Four boaters who did not register their vessels have been landed with penalties totalling almost £4,000.
River inspectors found six boats without registration plates moored on the Nene in Northamptonshire, part of the Environment Agency’s Anglian Waterways network.
Three of the vessels were owned by just one offender.
It is a legal requirement for boat owners to register any vessel they keep, use or let for hire on Environment Agency waterways, and to clearly display a valid registration plate.
None of four boat owners had done so.
Andrew MacGilliuray of Kestrel Lane in Wellingborough, Jim Brown of Station Road in Ringstead, Steve Caines of Abbey Road in Lancing, West Sussex, and Raymond Davis of Friars Avenue, Northampton, all failed to register their vessels as required by law.
Their cases were heard at Northampton Magistrates’ Court and resulted in fines and costs totalling £3,927.23.
MacGilliuray, who owned three of the six boats, was ordered to pay a total of £1,357.96,
Brown must pay £1,112.29, Caines was fined £838, and Davis was told to pay £628.98.
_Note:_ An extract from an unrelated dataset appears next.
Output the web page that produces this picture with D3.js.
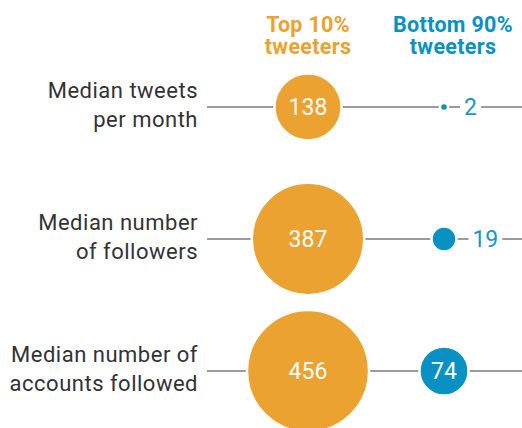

Nathan Arnold, partnerships and development team leader at the Environment Agency, said: “Our historic and precious waterways are an important part of our nation’s heritage and are enjoyed by hundreds of thousands of people every year.
“A significant part of caring for them, protecting them, and ensuring people continue to enjoy them is funded by boaters paying their way.
“Those who don’t contribute as they should are threatening the future of our waterways – and we won’t hesitate to take action against them.”
“As well as not contributing to the upkeep of waterways, unregistered boats can be unsafe, hazardous to other river users, and a pollution risk to the local environment and wildlife.
The Environment Agency looks after 353 miles of navigable waterways in the Anglian network, which includes the Ancholme, Black Sluice, Glen, Welland, Nene, Great Ouse and Stour, as well as associated locks and navigation facilities like moorings, showers and toilets.